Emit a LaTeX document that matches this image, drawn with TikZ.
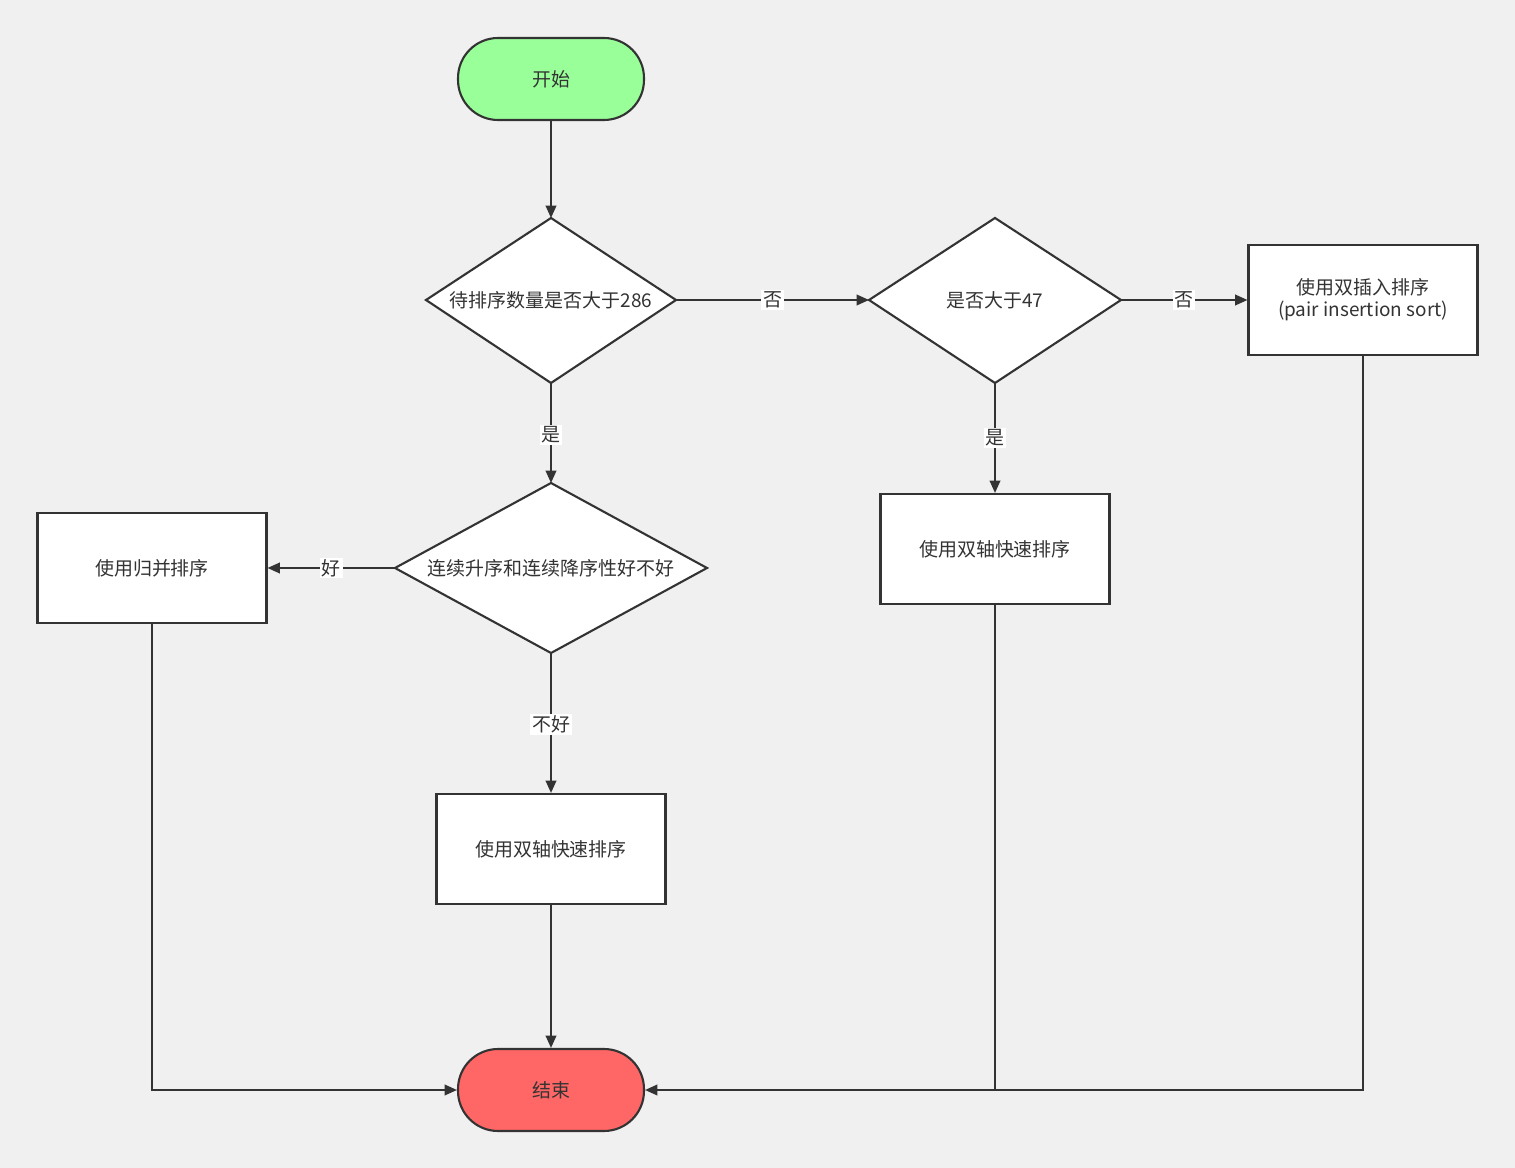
\documentclass[tikz,border=0pt]{standalone}
\usepackage{fontspec}
\setmainfont{Noto Sans CJK SC}
\usetikzlibrary{arrows.meta}
\definecolor{bg}{HTML}{F0F0F0}
\definecolor{ln}{HTML}{333333}
\definecolor{st}{HTML}{99FF99}
\definecolor{en}{HTML}{FF6666}
\begin{document}
\begin{tikzpicture}[x=0.02cm,y=-0.02cm,
  every node/.style={font=\fontsize{10.8}{12.5}\selectfont, text=ln},
  box/.style={draw=ln, line width=1.2pt, fill=white, minimum width=4.58cm, minimum height=2.2cm, align=center},
  term/.style={draw=ln, line width=1.2pt, rounded corners=0.8cm, minimum width=3.72cm, minimum height=1.64cm},
  dia/.style={draw=ln, line width=1.2pt, fill=white},
  con/.style={draw=ln, line width=1.1pt, -{Triangle[length=7pt,width=6pt]}},
  lin/.style={draw=ln, line width=1.1pt},
  lab/.style={fill=white, inner sep=1pt}]
\fill[bg] (0,0) rectangle (1515,1168);
\useasboundingbox (0,0) rectangle (1515,1168);
% diamonds
\draw[dia] (426,300)--(551,218)--(676,300)--(551,383)--cycle;
\node (d1) at (551,300) {待排序数量是否大于286};
\draw[dia] (869,300)--(995,218)--(1121,300)--(995,383)--cycle;
\node (d2) at (995,300) {是否大于47};
\draw[dia] (395,568)--(551,483)--(707,568)--(551,653)--cycle;
\node (d3) at (551,568) {连续升序和连续降序性好不好};
\coordinate (d1t) at (551,218); \coordinate (d1r) at (676,300); \coordinate (d1b) at (551,383);
\coordinate (d2l) at (869,300); \coordinate (d2r) at (1121,300); \coordinate (d2b) at (995,383);
\coordinate (d3t) at (551,483); \coordinate (d3l) at (395,568); \coordinate (d3b) at (551,653);
\node[term, fill=st] (start) at (551,79) {开始};
\node[term, fill=en] (end) at (551,1090) {结束};
\node[box] (ins) at (1363,300) {使用双插入排序\\(pair insertion sort)};
\node[box] (mrg) at (152,568) {使用归并排序};
\node[box] (qr) at (995,549) {使用双轴快速排序};
\node[box] (qm) at (551,849) {使用双轴快速排序};
\draw[con] (start) -- (d1t);
\draw[con] (d1r) -- node[lab]{否} (d2l);
\draw[con] (d2r) -- node[lab, pos=0.5]{否} (ins.west);
\draw[con] (d1b) -- node[lab, pos=0.52]{是} (d3t);
\draw[con] (d2b) -- node[lab, pos=0.5]{是} (qr.north);
\draw[con] (d3l) -- node[lab]{好} (mrg.east);
\draw[con] (d3b) -- node[lab, pos=0.51]{不好} (qm.north);
\draw[con] (qm) -- (end);
\draw[con] (mrg.south) |- (end.west);
\draw[con] (ins.south) |- (end.east);
\draw[lin] (qr.south) -- (qr.south |- end.east);
\end{tikzpicture}
\end{document}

______

Set down the material exactly, every line of it, except for the pictures.

Emit a LaTeX document that matches this image, drawn with TikZ.
\documentclass[tikz,border=0pt]{standalone}
\usepackage{fontspec}
\setmainfont{Noto Sans CJK SC}
\usetikzlibrary{arrows.meta}
\definecolor{bg}{HTML}{F0F0F0}
\definecolor{ln}{HTML}{333333}
\definecolor{st}{HTML}{99FF99}
\definecolor{en}{HTML}{FF6666}
\begin{document}
\begin{tikzpicture}[x=0.02cm,y=-0.02cm,
  every node/.style={font=\fontsize{10.8}{12.5}\selectfont, text=ln},
  box/.style={draw=ln, line width=1.2pt, fill=white, minimum width=4.58cm, minimum height=2.2cm, align=center},
  term/.style={draw=ln, line width=1.2pt, rounded corners=0.8cm, minimum width=3.72cm, minimum height=1.64cm},
  dia/.style={draw=ln, line width=1.2pt, fill=white},
  con/.style={draw=ln, line width=1.1pt, -{Triangle[length=7pt,width=6pt]}},
  lin/.style={draw=ln, line width=1.1pt},
  lab/.style={fill=white, inner sep=1pt}]
\fill[bg] (0,0) rectangle (1515,1168);
\useasboundingbox (0,0) rectangle (1515,1168);
% diamonds
\draw[dia] (426,300)--(551,218)--(676,300)--(551,383)--cycle;
\node (d1) at (551,300) {待排序数量是否大于286};
\draw[dia] (869,300)--(995,218)--(1121,300)--(995,383)--cycle;
\node (d2) at (995,300) {是否大于47};
\draw[dia] (395,568)--(551,483)--(707,568)--(551,653)--cycle;
\node (d3) at (551,568) {连续升序和连续降序性好不好};
\coordinate (d1t) at (551,218); \coordinate (d1r) at (676,300); \coordinate (d1b) at (551,383);
\coordinate (d2l) at (869,300); \coordinate (d2r) at (1121,300); \coordinate (d2b) at (995,383);
\coordinate (d3t) at (551,483); \coordinate (d3l) at (395,568); \coordinate (d3b) at (551,653);
\node[term, fill=st] (start) at (551,79) {开始};
\node[term, fill=en] (end) at (551,1090) {结束};
\node[box] (ins) at (1363,300) {使用双插入排序\\(pair insertion sort)};
\node[box] (mrg) at (152,568) {使用归并排序};
\node[box] (qr) at (995,549) {使用双轴快速排序};
\node[box] (qm) at (551,849) {使用双轴快速排序};
\draw[con] (start) -- (d1t);
\draw[con] (d1r) -- node[lab]{否} (d2l);
\draw[con] (d2r) -- node[lab, pos=0.5]{否} (ins.west);
\draw[con] (d1b) -- node[lab, pos=0.52]{是} (d3t);
\draw[con] (d2b) -- node[lab, pos=0.5]{是} (qr.north);
\draw[con] (d3l) -- node[lab]{好} (mrg.east);
\draw[con] (d3b) -- node[lab, pos=0.51]{不好} (qm.north);
\draw[con] (qm) -- (end);
\draw[con] (mrg.south) |- (end.west);
\draw[con] (ins.south) |- (end.east);
\draw[lin] (qr.south) -- (qr.south |- end.east);
\end{tikzpicture}
\end{document}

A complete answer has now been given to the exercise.